Seahawks, Jimmy Graham need to solve red zone production

RENTON, Wash. -- Now that safety Kam Chancellor has signed a three-year contract extension, the Seattle Seahawks' highest profile pending free agent is tight end Jimmy Graham.

Coming off a ruptured patellar tendon in 2015, Graham turned in a solid 2016 season, finishing with 923 receiving yards (third among tight ends) and six touchdowns, but there is still a feeling that he hasn't quite found his role in the offense.

Pete Carroll said Tuesday that the team had to manage Graham's injury throughout last season, and the coach expects the tight end to have a big year in 2017.

"We had to manage him the whole year," Carroll said. "He just kept hanging in there.
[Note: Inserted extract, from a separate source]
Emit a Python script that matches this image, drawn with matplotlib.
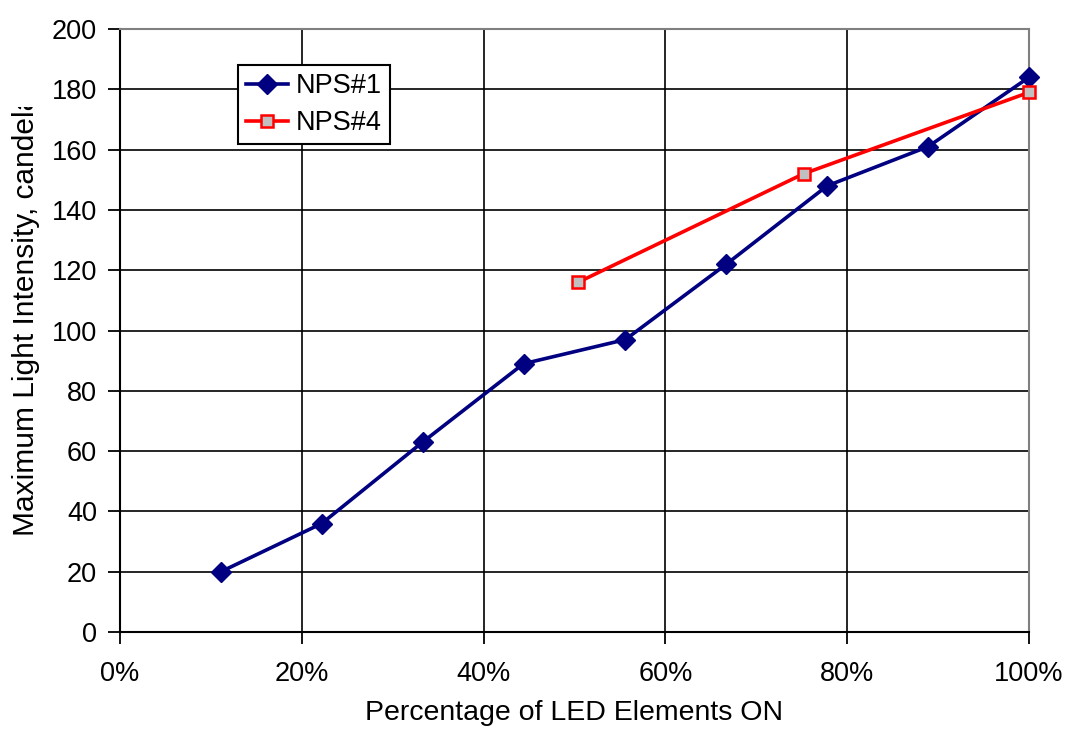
import matplotlib
matplotlib.use("Agg")
import matplotlib.pyplot as plt
from matplotlib.ticker import FuncFormatter
from matplotlib.transforms import Bbox

plt.rcParams["font.family"] = ["Liberation Sans", "DejaVu Sans"]

# ---------- data ----------
nps1_x = [11.1, 22.2, 33.3, 44.4, 55.6, 66.7, 77.8, 88.9, 100.0]
nps1_y = [20, 36, 63, 89, 97, 122, 148, 161, 184]
nps4_x = [50.4, 75.2, 100.0]
nps4_y = [116, 152, 179]

fig = plt.figure(figsize=(10.7, 7.41), dpi=100)
ax = fig.add_axes([0.112, 0.147, 0.8497, 0.8138])

ax.plot(nps1_x, nps1_y, color="#000080", lw=2.6, marker="D", ms=10,
        mfc="#000080", mec="#000080", label="NPS#1", zorder=3, clip_on=False)
ax.plot(nps4_x, nps4_y, color="#ff0000", lw=2.6, marker="s", ms=8,
        mfc="#c0c0c0", mec="#ff0000", mew=1.8, label="NPS#4", zorder=3, clip_on=False)

ax.set_xlim(0, 100)
ax.set_ylim(0, 200)
ax.set_xticks(range(0, 101, 20))
ax.set_yticks(range(0, 201, 20))
ax.xaxis.set_major_formatter(FuncFormatter(lambda v, p: f"{v:.0f}%"))
ax.grid(True, color="black", lw=1.2)
ax.set_axisbelow(True)
ax.tick_params(labelsize=19.5, length=8.5, width=1.3, color="black", pad=8)
ax.tick_params(axis="x", pad=12.5)
for s in ("left", "bottom"):
    ax.spines[s].set_color("black")
    ax.spines[s].set_linewidth(1.5)
for s in ("top", "right"):
    ax.spines[s].set_color("#808080")
    ax.spines[s].set_linewidth(1.5)

ax.set_xlabel("Percentage of LED Elements ON", fontsize=20.5, labelpad=9)

# y label cut off at the top like in the original
lab = fig.text(26 / 1070, 1 - 536 / 741, "Maximum Light Intensity, candela",
               rotation=90, fontsize=21.5, ha="center", va="bottom")
lab.set_clip_box(Bbox.from_extents(0, 0, 1070, 741 - 107))
lab.set_clip_on(True)

leg = ax.legend(loc="upper left", bbox_to_anchor=(0.1298, 0.940), fontsize=19.5,
                frameon=True, fancybox=False, borderpad=0.3, borderaxespad=0,
                handlelength=1.55, handletextpad=0.3, labelspacing=0.4)
leg.get_frame().set_edgecolor("black")
leg.get_frame().set_linewidth(1.5)
leg.get_frame().set_alpha(1)

fig.savefig("out.png", dpi=100)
He played in every game and didn’t miss any time, but he wasn’t at his best. You can see him now. But that’s what great athletes, great performers and great competitors do. They find a way. Jimmy did that most admirably, and I know how grateful he feels now that he made it through that and we handled it the way we did. He survived it, and now he is really moving up."
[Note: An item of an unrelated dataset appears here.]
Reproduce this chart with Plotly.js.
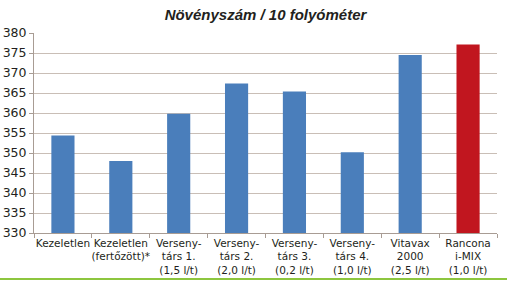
<!DOCTYPE html>
<html>
<head>
<meta charset="utf-8">
<script src="https://cdn.plot.ly/plotly-3.0.1.min.js"></script>
<style>html,body{margin:0;padding:0;background:#fff;}#chart{width:507px;height:281px;}</style>
</head>
<body>
<div id="chart"></div>
<script>
const categories = [
  "Kezeletlen",
  "Kezeletlen<br>(fertőzött)*",
  "Verseny-<br>társ 1.<br>(1,5 l/t)",
  "Verseny-<br>társ 2.<br>(2,0 l/t)",
  "Verseny-<br>társ 3.<br>(0,2 l/t)",
  "Verseny-<br>társ 4.<br>(1,0 l/t)",
  "Vitavax<br>2000<br>(2,5 l/t)",
  "Rancona<br>i-MIX<br>(1,0 l/t)"
];
const values = [354.4, 348.0, 359.8, 367.4, 365.4, 350.2, 374.5, 377.1];
const barColors = ["#4a7ebb","#4a7ebb","#4a7ebb","#4a7ebb","#4a7ebb","#4a7ebb","#4a7ebb","#c1161f"];
const yTicks = [330,335,340,345,350,355,360,365,370,375,380];
const titleText = "Növényszám / 10 folyóméter";

const trace = {
  type: "bar",
  x: categories,
  y: values,
  marker: {color: barColors},
  hoverinfo: "none"
};

const W = 507, H = 281, L = 34, R = 10, T = 33, B = 48;
const pw = W - L - R, ph = H - T - B;

const layout = {
  width: W, height: H,
  margin: {l: L, r: R, t: T, b: B, pad: 0},
  paper_bgcolor: "#ffffff",
  plot_bgcolor: "#ffffff",
  bargap: 0.6,
  showlegend: false,
  title: {
    text: "<b><i>" + titleText + "</i></b>",
    font: {family: "Liberation Sans", size: 15, color: "#231f20"},
    x: 0.5, xref: "paper", xanchor: "center",
    y: 1 - 15/H, yref: "container", yanchor: "middle"
  },
  xaxis: {
    type: "category",
    showgrid: false,
    showline: true, linecolor: "#a89c94", linewidth: 1,
    ticks: "outside", tickson: "boundaries", ticklen: 4, tickcolor: "#a89c94",
    tickfont: {family: "DejaVu Sans", size: 10.5, color: "#231f20"},
    tickangle: 0,
    automargin: false
  },
  yaxis: {
    range: [330, 380],
    tickvals: yTicks,
    ticktext: yTicks.map(String),
    showgrid: true, gridcolor: "#c9beb6", gridwidth: 1,
    showline: true, linecolor: "#a89c94", linewidth: 1,
    ticks: "outside", ticklen: 4, tickcolor: "#a89c94",
    tickfont: {family: "DejaVu Sans", size: 12.5, color: "#231f20"},
    zeroline: false,
    automargin: false
  },
  shapes: [{
    type: "line", xref: "paper", yref: "paper",
    x0: -L/pw, x1: (W - L)/pw,
    y0: -(279 - (T + ph))/ph, y1: -(279 - (T + ph))/ph,
    line: {color: "#8dc63f", width: 2}
  }]
};

Plotly.newPlot("chart", [trace], layout, {staticPlot: true, displayModeBar: false});
</script>
</body>
</html>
In the past two years, there have been a lot of questions about how the Seahawks have used Graham, especially when compared to what he accomplished with the New Orleans Saints. Below is an attempt to provide answers on where things stand going into this season.

Are the Seahawks getting him the ball enough?
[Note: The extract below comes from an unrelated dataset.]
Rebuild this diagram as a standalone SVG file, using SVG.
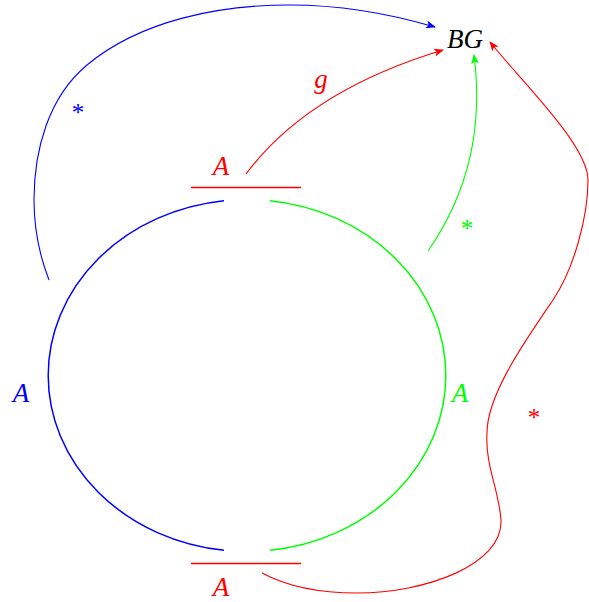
<svg xmlns="http://www.w3.org/2000/svg" width="589" height="602" viewBox="0 0 589 602">
<style>
.l{fill:none;stroke-width:1.1}
.r{fill:none;stroke-width:1.5}
.t{font-family:"Liberation Serif","DejaVu Serif",serif;font-style:italic;font-size:27px;text-anchor:middle}
.s{font-family:"Liberation Serif","DejaVu Serif",serif;font-size:25px;text-anchor:middle}
</style>
<defs>
<marker id="ab" viewBox="0 0 10 8" refX="9" refY="4" markerWidth="10" markerHeight="8" markerUnits="userSpaceOnUse" orient="auto"><path d="M0,0 L10,4 L0,8 L2.5,4 Z" fill="#0000ff"/></marker>
<marker id="ar" viewBox="0 0 10 8" refX="9" refY="4" markerWidth="10" markerHeight="8" markerUnits="userSpaceOnUse" orient="auto"><path d="M0,0 L10,4 L0,8 L2.5,4 Z" fill="#ff0000"/></marker>
<marker id="ag" viewBox="0 0 10 8" refX="9" refY="4" markerWidth="10" markerHeight="8" markerUnits="userSpaceOnUse" orient="auto"><path d="M0,0 L10,4 L0,8 L2.5,4 Z" fill="#00ff00"/></marker>
</defs>
<g id="ring">
<path class="r" stroke="#0000ff" d="M224,200.7 A199,176 0 0 0 224,550.3"/>
<path class="r" stroke="#00ff00" d="M270,200.7 A199,176 0 0 1 270,550.3"/>
<line class="r" stroke="#ff0000" x1="191" y1="187.5" x2="301" y2="187.5"/>
<line class="r" stroke="#ff0000" x1="191" y1="563.5" x2="301" y2="563.5"/>
</g>
<g id="nodeBG"><text class="t" x="465" y="48">BG</text></g>
<g id="labelA-top"><text class="t" x="221" y="175" fill="#ff0000">A</text></g>
<g id="labelA-bottom"><text class="t" x="221" y="596" fill="#ff0000">A</text></g>
<g id="labelA-left"><text class="t" x="21" y="402" fill="#0000ff">A</text></g>
<g id="labelA-right"><text class="t" x="460" y="402" fill="#00ff00">A</text></g>
<g id="connectors">
<path class="l" stroke="#0000ff" marker-end="url(#ab)" d="M49,280 C39.3,255 34,227 34,200 C34,150 48.5,97 87,65 C141,20 220,5 290,5 C340,5 387,13 435,27"/>
<path class="l" stroke="#ff0000" marker-end="url(#ar)" d="M246,174 C290,115 360,75 443,50"/>
<path class="l" stroke="#00ff00" marker-end="url(#ag)" d="M428,251 C460,205 485,140 474,55"/>
<path class="l" stroke="#ff0000" marker-end="url(#ar)" d="M262,573 C290,588 325,593 357,593 C425,593 503,565 501,520 C499,490 485,465 487,433 C487,395 525,341 553,300 C575,267 588,215 588,180 C588,145 521,81 490,42"/>
<text class="t" x="321" y="88" fill="#ff0000">g</text>
<text class="s" x="78" y="121" fill="#0000ff">*</text>
<text class="s" x="467" y="237" fill="#00ff00">*</text>
<text class="s" x="534" y="426" fill="#ff0000">*</text>
</g>
</svg>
From 2011 to 2014, Graham averaged 8.7 targets per game with the Saints. In the past two seasons with the Seahawks, that number is 6.1.

The drop can be attributed to two factors. One is simply that the Seahawks throw the ball less than the Saints. Graham has had to learn how to be a factor as a run-blocker and has drawn praise from the coaches for his effort in that area.

The second is that the Seahawks' offense spreads the ball around. In New Orleans, Graham was targeted on 26.1 percent of his routes. In Seattle, that number has dropped to 20.5 percent, which ranks 19th among tight ends.

The Seahawks need to do what's best for the offense and for the team. In 2015, they had the most efficient offense in the NFL. Last season, they dropped all the way down to 16th. Much of that had to do with quarterback Russell Wilson's injuries, an inconsistent run game and a shaky offensive line.

But pointing out that getting Graham the ball more last season could have helped is completely fair.

How has Graham performed when they do target him?

Graham has averaged 13.52 yards per reception with the Seahawks, up from 12.38 with the Saints.

His catch percentage is up too -- from 64.7 percent in New Orleans to 68.5 percent in Seattle. In terms of yards after the catch, Graham has been better with the Seahawks -- up to 4.77 from 4.05 with the Saints.

In other words, efficiency has been a strength when Wilson has targeted Graham.

What about the red zone?

This is where things get ugly. Graham has caught just 36 percent of his targets in the red zone over the past two seasons. That ranks 33rd -- or dead last -- among qualifying tight ends.

From 2011 to 2014 with the Saints, Graham posted a catch rate of 58.1 percent in the red zone -- 50 receptions on 86 targets, including 35 touchdowns, which was more than any other tight end in the NFL during that span.

It's not that the Seahawks need to throw Graham the ball more in the red zone. It's that they need to be a whole lot better when they do pass it to him. In New Orleans, Graham was targeted on 30.3 percent of his red zone routes. In Seattle, that number is down only slightly to 27.5 percent. In 27 games with the Seahawks, Graham has just nine red zone receptions and five touchdowns.

The struggles can be attributed to a number of different things -- the scheme/playcalling, Wilson and the offensive line.

But the bottom line is that the Seahawks have to be more efficient with Graham in the red zone in 2017.

What's next?

The tight end market has not gone up since Graham signed his last contract ($40 million over four years) in 2014. At $10 million per year, he is still the NFL's top-paid tight end.

Graham will turn 31 in November, but he has missed only five games in the past four seasons. The way he came back from the ruptured patellar tendon -- one of the most devastating injuries in football -- confirmed his status as one of the game's true freaks.

Graham's future probably is in his own hands. The Seahawks have the franchise tag at their disposal, but using it on Graham seems unlikely. The most likely scenario is that Graham plays out the final year of his deal. After the season, he'll have the option of testing the open market and finding a more pass-heavy offense or returning to the Seahawks.